Crawling servers are stateful but are also transactional in nature i.e. if a complete crawl does not finish, then it will never have a state of “complete”. This also means that if you were to cancel a crawler half way through a job, that you will need to start the crawl from the start again or potentially from the data that had changed state in the source system since the last successful crawl time. Crawlers are responsible for fetching data from a source system. Crawlers are self hosted and when they are run, the CluedIn server is responsible for giving it everything that is necessary to successfully connect and pull the right data from a source system. If you were to cancel a crawl half way through, CluedIn will ingest the data that has been ingested.
It is not recommended to run a Crawling server and a Processing Server in this same CluedIn host, due to the change in nature of stateless and stateful environments.
There are many crawlers that are provided for you in CluedIn, but if you are building your own, it is important to remember that the crawlers should not contain business logic and should not attempt to fix the data from the source.
Crawling data can be complex and error-prone and many things can go wrong such as:
- Time-outs when calling sources
- Network errors when calling sources
- The source changes structure mid crawl
- Authentication can change mid crawl
- Source systems don’t have an obvious way to filter the data
Your crawlers will need to cater for all of the complexities mentioned above and more. Fortunatly, the CluedIn crawler framework helps with all of the above mentioned complexities. You have full control over the granularity of error handling that you would like in your crawlers e.g. managing how often to retry or how many times.
Here is a list of things you should be covering with any custom crawlers that you extend CluedIn with:
Test 429 Status Code Handling - Does the crawler handle limiting requests?
Test that Dates are in the right format. - If we are using dates in the Vocabulary, do they format to ToString(“o”)?
Test Webhook processing, creation, deletion. - Does the webhook creation process and deletion process work?
Management Endpoint for Webhooks - Is there a link in the User Interface where the user can manage any webhooks that CluedIn creates?
Test that you are handling for configuration filters e.g. Folders, Labels. - What configuration can the user set to filter what the crawler goes out and gets?
OAuth2, OAuth, Basic, ApiToken, Custom - What type of authentication can this API support? Remember that you can support many different types of Authentication.
Refresh Token - How does a provider refresh an access token?
API Rate Limiting - What rules are in place to limit what the crawler does?
Expire Token - When does an access token expire?
OAuth 2 flow endpoints. - What are the Oauth 2 flow endpoints?
Supports Webhooks - Does this provider support Webhooks?
Are Webhooks Manual or Automatic - Does the provider support programmatic webhook creation or does the user need to manually set this up?
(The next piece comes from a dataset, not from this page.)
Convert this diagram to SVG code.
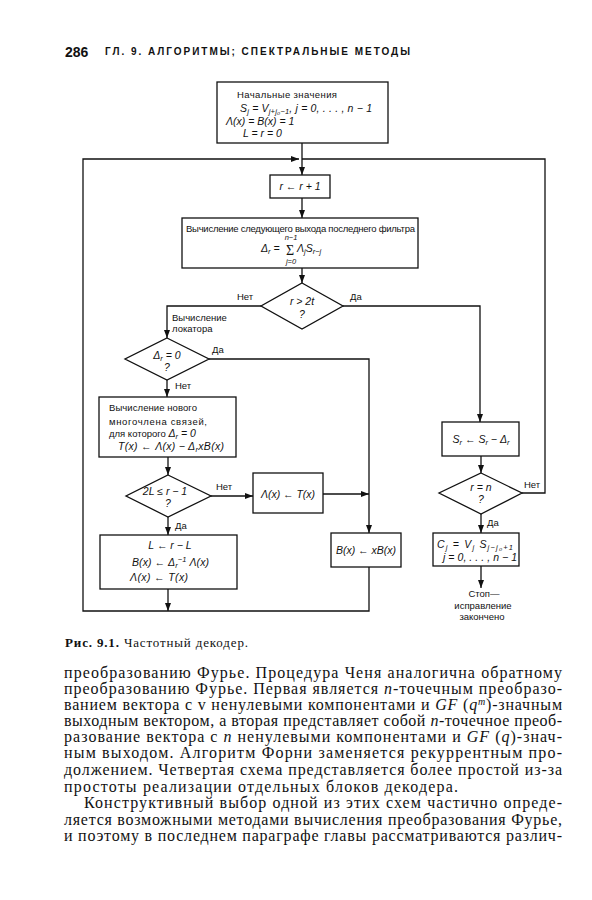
<svg xmlns="http://www.w3.org/2000/svg" width="592" height="900" viewBox="0 0 592 900">
<style>
.bx{fill:#fff;stroke:#111;stroke-width:1.3}
.cn{fill:none;stroke:#111;stroke-width:1.3}
.t{font-family:"Liberation Sans","DejaVu Sans",sans-serif;font-size:9.5px;fill:#111}
.m{font-family:"Liberation Sans","DejaVu Sans",sans-serif;font-size:10.5px;font-style:italic;fill:#111}
.c{text-anchor:middle}
.s{font-size:7.5px}
.b{font-family:"Liberation Serif","DejaVu Serif",serif;font-size:16px;fill:#111}
.i{font-style:italic}
</style>
<defs>
<marker id="ah" viewBox="0 0 8 6" refX="8" refY="3" markerWidth="8" markerHeight="6" markerUnits="userSpaceOnUse" orient="auto"><path d="M0,0 L8,3 L0,6 z" fill="#111"/></marker>
</defs>
<rect width="592" height="900" fill="#fff"/>

<g id="header">
<text x="65" y="57" font-family="Liberation Sans, sans-serif" font-weight="bold" font-size="14" fill="#111">286</text>
<text x="105" y="55" font-family="Liberation Sans, sans-serif" font-weight="bold" font-size="10" fill="#111" textLength="305" lengthAdjust="spacing">ГЛ. 9. АЛГОРИТМЫ; СПЕКТРАЛЬНЫЕ МЕТОДЫ</text>
</g>

<g id="connectors">
<path class="cn" d="M302,143 V175" marker-end="url(#ah)"/>
<path class="cn" d="M369,567 V611 H83 V159 H299" marker-end="url(#ah)"/>
<path class="cn" d="M522,493 H545 V159 H302"/>
<path class="cn" d="M302,198 V218" marker-end="url(#ah)"/>
<path class="cn" d="M302,268 V283" marker-end="url(#ah)"/>
<path class="cn" d="M261,306 H167 V338" marker-end="url(#ah)"/>
<path class="cn" d="M343,306 H480 V422" marker-end="url(#ah)"/>
<path class="cn" d="M209,359 H369 V533" marker-end="url(#ah)"/>
<path class="cn" d="M167,380 V397" marker-end="url(#ah)"/>
<path class="cn" d="M168,457 V475" marker-end="url(#ah)"/>
<path class="cn" d="M211,496 H253" marker-end="url(#ah)"/>
<path class="cn" d="M323,494 H369" marker-end="url(#ah)"/>
<path class="cn" d="M168,517 V535" marker-end="url(#ah)"/>
<path class="cn" d="M168,589 V611" marker-end="url(#ah)"/>
<path class="cn" d="M481,456 V473" marker-end="url(#ah)"/>
<path class="cn" d="M481,514 V533" marker-end="url(#ah)"/>
<path class="cn" d="M481,566 V588" marker-end="url(#ah)"/>
<text class="t" x="237" y="300">Нет</text>
<text class="t" x="350" y="300">Да</text>
<text class="t" x="172" y="321">Вычисление</text>
<text class="t" x="172" y="332">локатора</text>
<text class="t" x="212" y="353">Да</text>
<text class="t" x="175" y="389">Нет</text>
<text class="t" x="216" y="490">Нет</text>
<text class="t" x="175" y="529">Да</text>
<text class="t" x="524" y="488">Нет</text>
<text class="t" x="487" y="526">Да</text>
</g>

<g id="init">
<rect class="bx" x="217" y="82" width="171" height="61"/>
<text class="t" x="237" y="98" textLength="100" lengthAdjust="spacing">Начальные значения</text>
<text class="m" x="240" y="112" textLength="132" lengthAdjust="spacing">S<tspan class="s" dy="2">j</tspan><tspan dy="-2"> = V</tspan><tspan class="s" dy="2">j+j₀−1</tspan><tspan dy="-2">, j = 0, . . . , n − 1</tspan></text>
<text class="m" x="226" y="125">Λ(x) = B(x) = 1</text>
<text class="m" x="243" y="137">L = r = 0</text>
</g>

<g id="incr">
<rect class="bx" x="270" y="175" width="60" height="23"/>
<text class="m c" x="300" y="190">r ← r + 1</text>
</g>

<g id="compute">
<rect class="bx" x="182" y="218" width="236" height="50"/>
<text class="t" x="186" y="232" textLength="229" lengthAdjust="spacing">Вычисление следующего выхода последнего фильтра</text>
<text class="m" x="261" y="252">Δ<tspan class="s" dy="2">r</tspan><tspan dy="-2"> =</tspan></text>
<text x="286" y="255" font-family="Liberation Serif, serif" font-size="14" fill="#111">Σ</text>
<text class="m" x="297" y="252">Λ<tspan class="s" dy="2">j</tspan><tspan dy="-2">S</tspan><tspan class="s" dy="2">r−j</tspan></text>
<text class="m s c" x="291" y="240">n−1</text>
<text class="m s c" x="291" y="264">j=0</text>
</g>

<g id="d_r2t">
<polygon class="bx" points="302,283 343,306 302,329 261,306"/>
<text class="m c" x="302" y="305">r &gt; 2t</text>
<text class="m c" x="302" y="318">?</text>
</g>

<g id="d_delta0">
<polygon class="bx" points="167,338 209,359 167,380 125,359"/>
<text class="m c" x="167" y="359">Δ<tspan class="s" dy="2">r</tspan><tspan dy="-2"> = 0</tspan></text>
<text class="m c" x="167" y="371">?</text>
</g>

<g id="newpoly">
<rect class="bx" x="99" y="397" width="137" height="60"/>
<text class="t" x="109" y="411" textLength="88" lengthAdjust="spacing">Вычисление нового</text>
<text class="t" x="109" y="425" textLength="98" lengthAdjust="spacing">многочлена связей,</text>
<text class="t" x="109" y="437">для которого  <tspan class="m">Δ</tspan><tspan class="m s" dy="2">r</tspan><tspan class="m" dy="-2"> = 0</tspan></text>
<text class="m" x="118" y="450" textLength="106" lengthAdjust="spacing">T(x) ← Λ(x) − Δ<tspan class="s" dy="2">r</tspan><tspan dy="-2">xB(x)</tspan></text>
</g>

<g id="d_2L">
<polygon class="bx" points="168,475 211,496 168,517 126,496"/>
<text class="m c" x="165" y="495">2L ≤ r − 1</text>
<text class="m c" x="168" y="507">?</text>
</g>

<g id="lambda_t">
<rect class="bx" x="253" y="473" width="70" height="40"/>
<text class="m c" x="288" y="498">Λ(x) ← T(x)</text>
</g>

<g id="update">
<rect class="bx" x="100" y="535" width="137" height="54"/>
<text class="m c" x="170" y="549">L ← r − L</text>
<text class="m" x="132" y="566" textLength="77" lengthAdjust="spacing">B(x) ← Δ<tspan class="s" dy="2">r</tspan><tspan class="s" dy="-6">−1</tspan><tspan dy="4"> Λ(x)</tspan></text>
<text class="m" x="130" y="581" textLength="58" lengthAdjust="spacing">Λ(x) ← T(x)</text>
</g>

<g id="shiftB">
<rect class="bx" x="331" y="533" width="70" height="34"/>
<text class="m c" x="366" y="554">B(x) ← xB(x)</text>
</g>

<g id="sr">
<rect class="bx" x="442" y="422" width="77" height="34"/>
<text class="m c" x="481" y="443">S<tspan class="s" dy="2">r</tspan><tspan dy="-2"> ← S</tspan><tspan class="s" dy="2">r</tspan><tspan dy="-2"> − Δ</tspan><tspan class="s" dy="2">r</tspan></text>
</g>

<g id="d_rn">
<polygon class="bx" points="481,473 522,493 481,514 439,493"/>
<text class="m c" x="481" y="491">r = n</text>
<text class="m c" x="481" y="503">?</text>
</g>

<g id="cj">
<rect class="bx" x="433" y="533" width="86" height="33"/>
<text class="m" x="437" y="548" textLength="76" lengthAdjust="spacing">C<tspan class="s" dy="2">j</tspan><tspan dy="-2"> = V</tspan><tspan class="s" dy="2">j</tspan><tspan dy="-2">  S</tspan><tspan class="s" dy="2">j−j₀+1</tspan></text>
<text class="m" x="443" y="561" textLength="74" lengthAdjust="spacing">j = 0, . . . , n − 1</text>
</g>

<g id="stop">
<text class="t c" x="484" y="597">Стоп—</text>
<text class="t c" x="483" y="609">исправление</text>
<text class="t c" x="482" y="620">закончено</text>
</g>

<g id="caption">
<text x="65" y="647" font-family="Liberation Serif, serif" font-size="13" fill="#111" textLength="183" lengthAdjust="spacing"><tspan font-weight="bold">Рис. 9.1.</tspan> Частотный декодер.</text>
</g>

<g id="body">
<text class="b" x="64" y="678" textLength="498" lengthAdjust="spacing">преобразованию Фурье. Процедура Ченя аналогична обратному</text>
<text class="b" x="64" y="694" textLength="498" lengthAdjust="spacing">преобразованию Фурье. Первая является <tspan class="i">n</tspan>-точечным преобразо-</text>
<text class="b" x="64" y="710" textLength="498" lengthAdjust="spacing">ванием вектора с v ненулевыми компонентами и <tspan class="i">GF</tspan> (<tspan class="i">q</tspan><tspan class="i" font-size="10" dy="-5">m</tspan><tspan dy="5">)-значным</tspan></text>
<text class="b" x="64" y="726" textLength="498" lengthAdjust="spacing">выходным вектором, а вторая представляет собой <tspan class="i">n</tspan>-точечное преоб-</text>
<text class="b" x="64" y="742" textLength="498" lengthAdjust="spacing">разование вектора с <tspan class="i">n</tspan> ненулевыми компонентами и <tspan class="i">GF</tspan> (<tspan class="i">q</tspan>)-знач-</text>
<text class="b" x="64" y="758" textLength="498" lengthAdjust="spacing">ным выходом. Алгоритм Форни заменяется рекуррентным про-</text>
<text class="b" x="64" y="775" textLength="498" lengthAdjust="spacing">должением. Четвертая схема представляется более простой из-за</text>
<text class="b" x="64" y="792" textLength="394" lengthAdjust="spacing">простоты реализации отдельных блоков декодера.</text>
<text class="b" x="84" y="808" textLength="478" lengthAdjust="spacing">Конструктивный выбор одной из этих схем частично опреде-</text>
<text class="b" x="64" y="825" textLength="498" lengthAdjust="spacing">ляется возможными методами вычисления преобразования Фурье,</text>
<text class="b" x="64" y="841" textLength="498" lengthAdjust="spacing">и поэтому в последнем параграфе главы рассматриваются различ-</text>
</g>
</svg>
Configuration of Providers -> List, Tree, Setting, Checkbox?
Configuration for AutoWatching new things in providers - Will CluedIn automatically sync NEW folders and channels that are added into the provider.
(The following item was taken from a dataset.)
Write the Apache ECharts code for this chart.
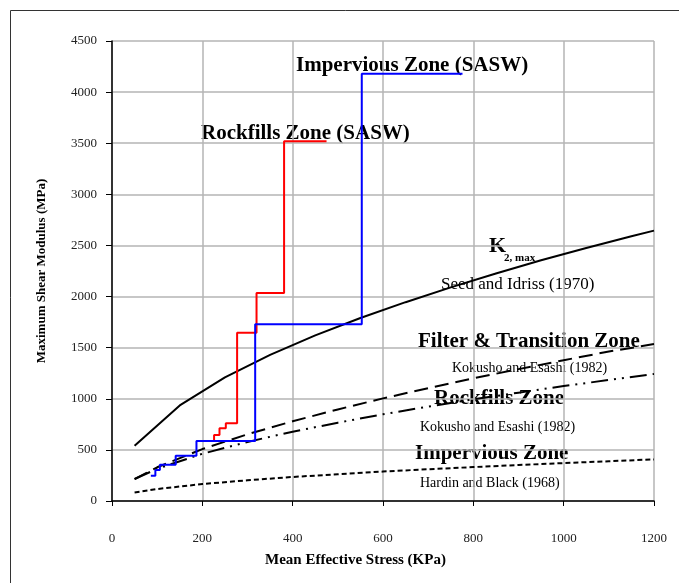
<!DOCTYPE html>
<html>
<head>
<meta charset="utf-8">
<script src="https://cdn.jsdelivr.net/npm/echarts@6/dist/echarts.min.js"></script>
<style>
  html, body { margin: 0; padding: 0; background: #fff; }
  #chart { width: 679px; height: 583px; }
</style>
</head>
<body>
<div id="chart"></div>
<script>
// Seed and Idriss (1970), K2,max
const seedStress = [50, 150, 250, 350, 450, 550, 650, 750, 850, 950, 1050, 1150, 1200];
const seedG = [540, 935, 1210, 1430, 1620, 1790, 1945, 2090, 2225, 2355, 2475, 2590, 2645];

// Kokusho and Esashi / Hardin and Black curves share the stress points
const stress = [50, 100, 200, 300, 400, 500, 600, 700, 800, 900, 1000, 1100, 1200];
const filterG = [215, 330, 508, 653, 780, 896, 1004, 1104, 1200, 1290, 1377, 1462, 1535];
const rockfillG = [215, 315, 462, 578, 678, 766, 848, 923, 994, 1060, 1124, 1184, 1243];
const imperviousG = [83, 117, 166, 203, 235, 262, 288, 311, 332, 352, 371, 389, 407];

// SASW step profiles (corner points)
const rockSaswStress = [226, 226, 238, 252, 277, 320, 381, 475];
const rockSaswG = [587, 646, 711, 760, 1647, 2035, 3520, 3520];
const impSaswStress = [86, 96, 106, 141, 187, 317, 553, 776];
const impSaswG = [248, 303, 355, 443, 588, 1730, 4180, 4180];

const serif = 'Liberation Serif';
const pairs = (xs, ys) => xs.map((x, i) => [x, ys[i]]);

const chart = echarts.init(document.getElementById('chart'));

const lineSeries = (name, xs, ys, color, dash, extra) => Object.assign({
  name: name,
  type: 'line',
  data: pairs(xs, ys),
  symbol: 'none',
  smooth: false,
  silent: true,
  lineStyle: { color: color, width: 2, type: dash }
}, extra || {});

// annotation texts
const label = (text, x, y, size, bold) => ({
  type: 'text',
  left: x,
  top: y - size / 2 - 1,
  style: {
    text: text,
    fill: '#000',
    font: (bold ? 'bold ' : '') + size + 'px "' + serif + '"'
  }
});

chart.setOption({
  animation: false,
  backgroundColor: '#fff',
  grid: { left: 112, top: 41, right: 25, bottom: 82 },
  xAxis: {
    type: 'value',
    min: 0,
    max: 1200,
    interval: 200,
    axisLine: { onZero: false, lineStyle: { color: '#000', width: 1.5 } },
    axisTick: { show: true, length: 5, lineStyle: { color: '#000' } },
    axisLabel: { margin: 31, fontFamily: serif, fontSize: 13, color: '#222', formatter: v => String(v) },
    splitLine: { show: true, lineStyle: { color: '#b4b4b4', width: 1.5 } }
  },
  yAxis: {
    type: 'value',
    min: 0,
    max: 4500,
    interval: 500,
    name: 'Maximum Shear Modulus (MPa)',
    nameLocation: 'middle',
    nameGap: 64,
    nameTextStyle: { fontFamily: serif, fontWeight: 'bold', fontSize: 13, color: '#000' },
    axisLine: { show: true, lineStyle: { color: '#000', width: 1.5 } },
    axisTick: { show: true, length: 6, lineStyle: { color: '#000' } },
    axisLabel: { margin: 15, fontFamily: serif, fontSize: 13, color: '#222', formatter: v => String(v) },
    splitLine: { show: true, lineStyle: { color: '#b4b4b4', width: 1.5 } }
  },
  series: [
    lineSeries('Seed and Idriss (1970)', seedStress, seedG, '#000', 'solid'),
    lineSeries('Filter & Transition Zone', stress, filterG, '#000', [14, 7]),
    lineSeries('Rockfills Zone', stress, rockfillG, '#000', [17, 6, 2, 6, 2, 6]),
    lineSeries('Impervious Zone', stress, imperviousG, '#000', [5, 3]),
    lineSeries('Rockfills Zone (SASW)', rockSaswStress, rockSaswG, '#ff0000', 'solid', { step: 'end' }),
    lineSeries('Impervious Zone (SASW)', impSaswStress, impSaswG, '#0000ff', 'solid', { step: 'end' })
  ],
  graphic: [
    {
      type: 'rect',
      shape: { x: 10.5, y: 10.5, width: 690, height: 600 },
      style: { fill: null, stroke: '#333', lineWidth: 1 },
      silent: true
    },
    label('Mean Effective Stress (KPa)', 265, 561, 15, true),
    label('Impervious Zone (SASW)', 296, 67, 21, true),
    label('Rockfills Zone (SASW)', 201, 135, 21, true),
    label('K', 489, 247, 22, true),
    label('2, max', 504, 259, 11, true),
    label('Seed and Idriss (1970)', 441, 286, 17, false),
    label('Filter & Transition Zone', 418, 343, 21, true),
    label('Kokusho and Esashi (1982)', 452, 369, 14, false),
    label('Rockfills Zone', 434, 400, 21, true),
    label('Kokusho and Esashi (1982)', 420, 428, 14, false),
    label('Impervious Zone', 415, 455, 21, true),
    label('Hardin and Black (1968)', 420, 484, 14, false)
  ]
});
</script>
</body>
</html>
Paging - How to page results in a reasonable amount of data at a time?
Filtering on only getting the latest (on the regular crawls) - Every 4 hour crawl only pulls the latest data since the previous crawl. Every weekly crawler gets everything again from the crawler.
Getting the Entity Statistics - Does the provider support a way to figure out how much data of different types they have?
Get Permissions - Are there any persmissions set in the provider for read/write access?
Does the source use a cursor to get latest or a date filter (what format) - If the provider uses a cursor instead of a date filter.
Url to Logo - What is the Url of a good high quality 400x400 image icon of the provider?
Description of Provider - Small description of the provider.
Schema for Connections - Does the crawler connect properly with the right edge type, edge direction.
Has a Dynamic Template - Does the provider support custom and dynamic objects e.g. SharePoint/Podio/Hubspot etc.
Test API Token or Credentials - Does the provider support Developer API tokens.
Type of Provider - Is it Cloud? Is it On-Premise?
Schedule of How Often this Runs - How often does a crawl run?
How to Get Account Id and Account Display - What is the unique ID of the provider per user and what is the friendly name to display in the UI.
Id - What is the GUID of the provider?
ReAuth Endpoint - Endpoint in CluedIn to run the ReAuth Process.
Requirements and APP to be installed - Does CluedIn need to install an APP before it can talk to it?
Requires a Paid Account / Premium Account - Will CluedIn only work if the provider is a paid account?
App Install Url - What is the Install Url of an App if it requires an App to be installed first?